L’année énergétique 2022 a été tout à fait particulière. Entre l’invasion de Ukraine et les sérieuses tensions qu’elle a provoqué sur l’approvisionnement en gaz, les déboires du parc nucléaire français ou encore la sécheresse ayant mis les réserves hydrauliques à rude épreuve, passer l’hiver soulevait beaucoup de craintes.

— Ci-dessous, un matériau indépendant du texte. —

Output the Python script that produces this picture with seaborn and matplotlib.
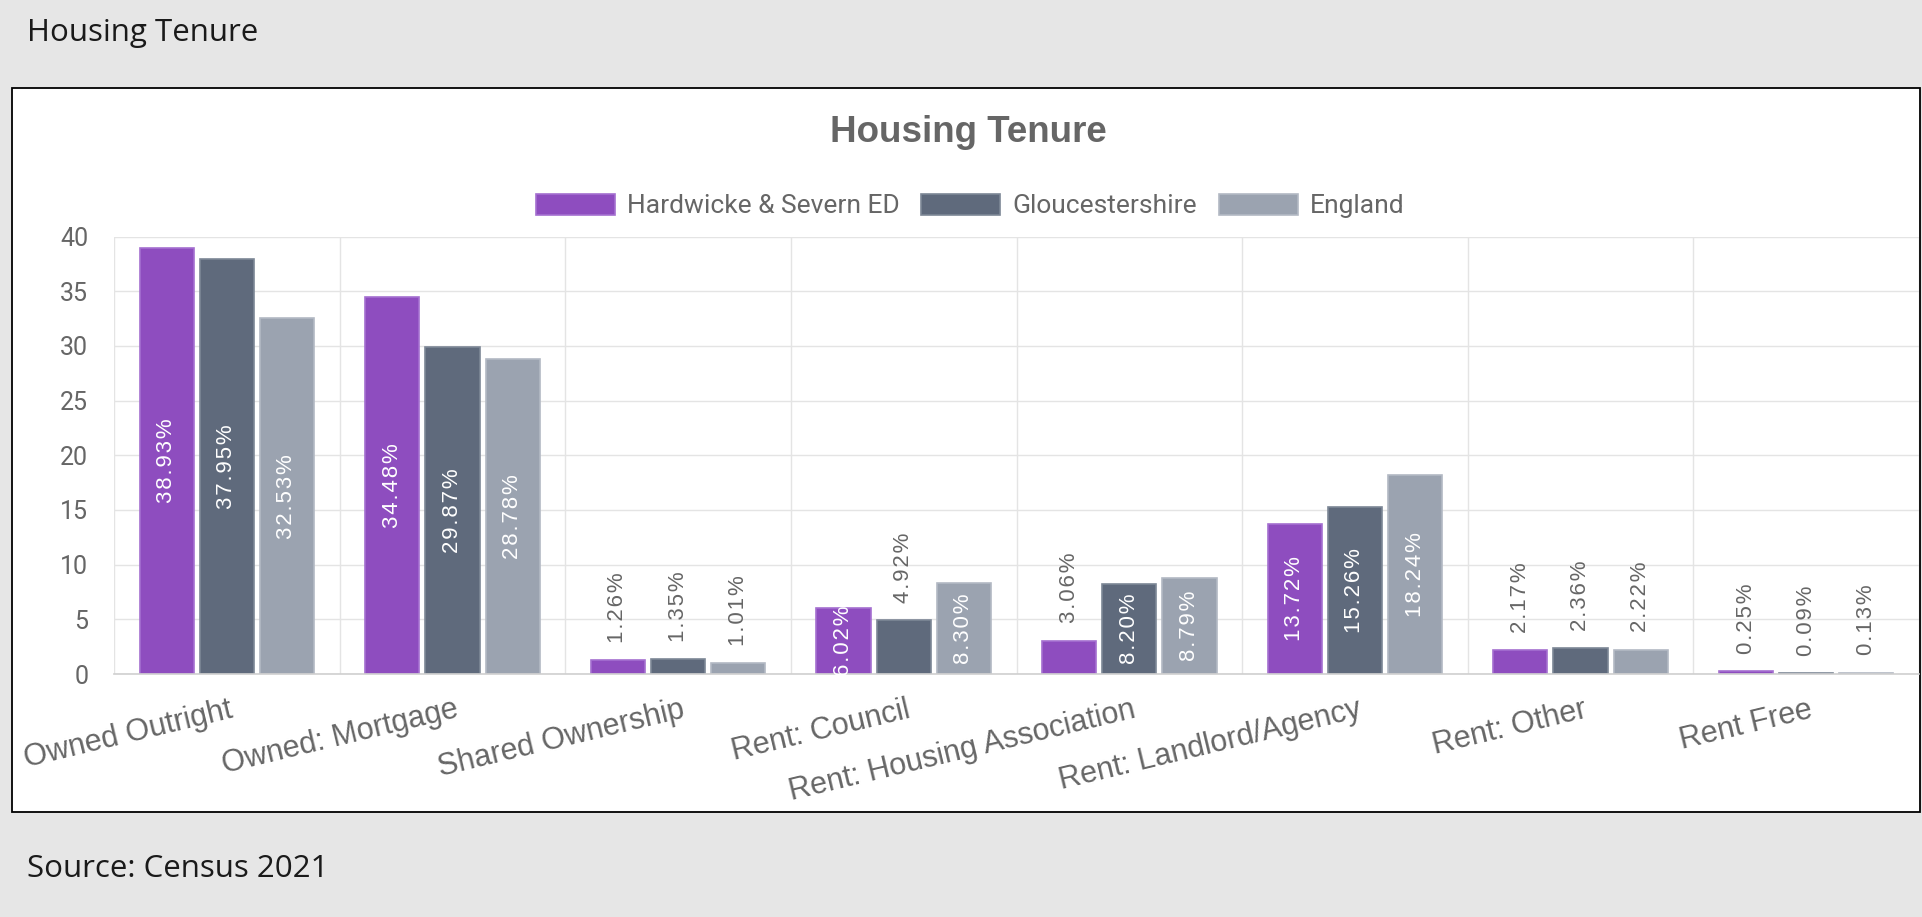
import matplotlib
matplotlib.use('Agg')
import matplotlib.pyplot as plt
import matplotlib.transforms as mtransforms
from matplotlib import font_manager
from matplotlib.patches import Patch, Rectangle
import seaborn as sns
import pandas as pd
import numpy as np

# ---------------- data ----------------
categories = ["Owned Outright", "Owned: Mortgage", "Shared Ownership", "Rent: Council",
              "Rent: Housing Association", "Rent: Landlord/Agency", "Rent: Other", "Rent Free"]
series_names = ["Hardwicke & Severn ED", "Gloucestershire", "England"]
hardwicke = [38.93, 34.48, 1.26, 6.02, 3.06, 13.72, 2.17, 0.25]
gloucestershire = [37.95, 29.87, 1.35, 4.92, 8.20, 15.26, 2.36, 0.09]
england = [32.53, 28.78, 1.01, 8.30, 8.79, 18.24, 2.22, 0.13]
yticks = [0, 5, 10, 15, 20, 25, 30, 35, 40]

colors = ["#8e4dbf", "#5f6a7c", "#9ba3b0"]
edge_colors = ["#a46fd0", "#7d8796", "#b3b9c4"]

series_values = [hardwicke, gloucestershire, england]
df = pd.DataFrame({
    "category": categories * 3,
    "series": [s for s in series_names for _ in categories],
    "value": hardwicke + gloucestershire + england,
})

sns.set_theme(style="white")
names = {f.name for f in font_manager.fontManager.ttflist}
if "Liberation Sans Narrow" in names:
    label_family, label_size = "Liberation Sans Narrow", 19.5
else:
    label_family, label_size = "Liberation Sans", 16

W, H = 1922, 917
fig = plt.figure(figsize=(W / 100, H / 100), dpi=100, facecolor="#e6e6e6")
fig.patches.append(Rectangle((12 / W, 1 - 811.5 / H), (1920 - 12) / W, (811.5 - 88) / H,
                             transform=fig.transFigure, facecolor="white",
                             edgecolor="black", lw=1.3, zorder=-5))

ax = fig.add_axes([114 / W, 1 - 674 / H, (1919 - 114) / W, (674 - 236.6) / H])
ax.set_zorder(2)
ax.set_facecolor("none")
sns.barplot(data=df, x="category", y="value", hue="series", hue_order=series_names,
            order=categories, palette=colors, saturation=1, width=0.8, gap=0.1,
            errorbar=None, legend=False, ax=ax, linewidth=1.2)
ax.set_ylim(0, 40)
ax.set_xlim(-0.5, len(categories) - 0.5)
ax.set_xlabel("")
ax.set_ylabel("")

grid_c = "#e4e4e4"
ax.set_axisbelow(True)
for sp in ["top", "right", "left"]:
    ax.spines[sp].set_visible(False)
ax.spines["bottom"].set_color("#cfcfcf")
ax.spines["bottom"].set_linewidth(1.2)

ax.set_yticks(yticks)
ax.set_yticklabels([str(t) for t in yticks], fontsize=18, color="#666666", family="Roboto")
ax.tick_params(axis="y", which="major", length=11.5, color=grid_c, pad=7, width=1)
ax.grid(axis="y", which="major", color=grid_c, lw=1)

ax.set_xticks(range(len(categories)))
ax.set_xticks(np.arange(-0.5, len(categories), 1), minor=True)
ax.set_xticklabels(categories, rotation=13.5, ha="right", va="top", rotation_mode="anchor",
                   fontsize=22, color="#666666", family="Liberation Sans")
ax.tick_params(axis="x", which="major", length=0, pad=15)
ax.tick_params(axis="x", which="minor", length=11, color=grid_c, width=1)
ax.grid(axis="x", which="minor", color=grid_c, lw=1)
ax.grid(axis="x", which="major", visible=False)
shift = mtransforms.ScaledTranslation(2 / 100, 0, fig.dpi_scale_trans)
for lab in ax.get_xticklabels():
    lab.set_transform(lab.get_transform() + shift)

# bars: edge colors and data labels (letter-spaced like the original)
lab_fam = [label_family, "DejaVu Sans"]
for container, vals, ec in zip(ax.containers, series_values, edge_colors):
    for bar, v in zip(container, vals):
        bar.set_edgecolor(ec)
        xc = bar.get_x() + bar.get_width() / 2
        txt = "\u200a".join(f"{v:.2f}%")
        if v >= 5.5:
            ax.text(xc, v / 2, txt, rotation=90, ha="center", va="center", color="white",
                    fontsize=label_size, family=lab_fam, clip_on=False)
        else:
            ax.annotate(txt, (xc, v), xytext=(0, 12.5), textcoords="offset points",
                        rotation=90, ha="center", va="bottom", color="#666666",
                        fontsize=label_size, family=lab_fam)

# title & legend
fig.text(968 / W, 1 - 132 / H, "Housing Tenure", ha="center", va="center", fontsize=26.5,
         fontweight="bold", color="#666666", family="Liberation Sans")
handles = [Patch(facecolor=c, edgecolor=e, lw=1.2) for c, e in zip(colors, edge_colors)]
fig.legend(handles, series_names, loc="center", bbox_to_anchor=(970 / W, 1 - 206 / H),
           ncol=3, frameon=False, prop={"family": "Roboto", "size": 19}, labelcolor="#666666",
           handlelength=3.0, handleheight=0.87, handletextpad=0.45, columnspacing=0.83,
           borderpad=0, borderaxespad=0)

fig.text(27 / W, 1 - 33 / H, "Housing Tenure", ha="left", va="center", fontsize=22.5,
         family="Open Sans", color="#1a1a1a")
fig.text(27 / W, 1 - 869 / H, "Source: Census 2021", ha="left", va="center", fontsize=22.5,
         family="Open Sans", color="#1a1a1a")

fig.savefig("out.png", dpi=100, facecolor=fig.get_facecolor())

La faible disponibilité du nucléaire couplé à des réserves d’eau très en dessous de leurs moyennes habituelles laissait envisager un recourt important aux importations d’électricité afin de faire face à la demande plus importante l’hiver du fait du chauffage.
Or, les capacités exportatrices de nos voisins étaient elles aussi loin d’être garanties puisque fortement dépendantes des centrales thermiques au gaz, elles même liées aux livraisons de gaz qui se faisaient de plus en plus rares et chères à fortiori après la destruction des gazoducs NordStream 1 et 2 en septembre.
Le facteur chance et surtout la sobriété
Dès l’automne, les appels à la sobriété énergétique se sont multipliés pour tenter de sécuriser une saison à haut risque. Six mois plus tard, il est désormais temps de tirer les principales leçons de cette épreuve inédite, ce que RTE (le Réseau de Transport d’Electricité) a fait lors d’une présentation à la presse. La première conclusion est que, contrairement à des prévisions faites même par le gouvernement, il n’y a eu aucun recours à des délestages durant cette période. Les annonces de catastrophes à venir se sont avérées totalement fausses. En réalité, il ne s’agit pas vraiment d’une surprise. Car le scénario d’un hiver passé sans encombre était celui ayant la probabilité la plus haute parmi les 16 situations alors présentées.
Il faut évidemment souligner que la chance a joué un rôle avec un hiver clément. La thermosensibilité du réseau français entraînant de fortes variations des besoins d’électricité en fonction de la température, chaque degré a pu compter.
Mais la météorologie n’est pas le seul facteur a avoir joué dans la capacité du pays à affronter sereinement la saison froide. La correction de l’aléa climatique (qui équivaut à corriger les variations de températures pour simuler la consommation à température «normale») montre que l’impact de la douceur inhabituelle n’a été que de 25% de la baisse de consommation relevée.
Les trois autres quarts sont à mettre au crédit des politiques de sobriété. Mais s’agissait-il d’une sobriété subie liée à l’arrêt d’entreprises asphyxiées par les coûts de l’énergie, de gains d’efficacité énergétique ou d’économies d’énergie faites par la population? La réponse semble être les trois.
Une production finalement conforme aux attentes
La baisse de la consommation a été ainsi globalement similaire que ce soit chez les particuliers (pourtant couverts par le bouclier tarifaire donc non impacté par le signal prix), l’activité tertiaire et l’industrie. Si on ne peut ainsi pas nier l’existence de cas d’entreprises étouffées obligées de mettre la clef sous la porte ou, à minima, de réduire la voilure, il semble que ceux-ci aient été finalement marginaux. Car la production industrielle est en fait restée stable durant l’hiver.
Et face à des efforts venant de la demande, la production a été finalement conforme aux attentes. Les précipitations des derniers mois de l’année ont permis de reconstituer les stocks permettant de faire fonctionner les usines hydroélectriques. Les retours de maintenance des centrales nucléaires après avoir pris du retard à l’automne se sont accélérés en fin d’année permettant de disposer d’une capacité de production correcte…
La période la plus critique semble donc derrière nous. Mais il convient de maintenir la surveillance face notamment à l’indisponibilité encore forte du parc nucléaire. Pour autant, l’hiver 2023-2024 devrait présenter moins de risques et la période du printemps et de l’été permettra de s’y préparer.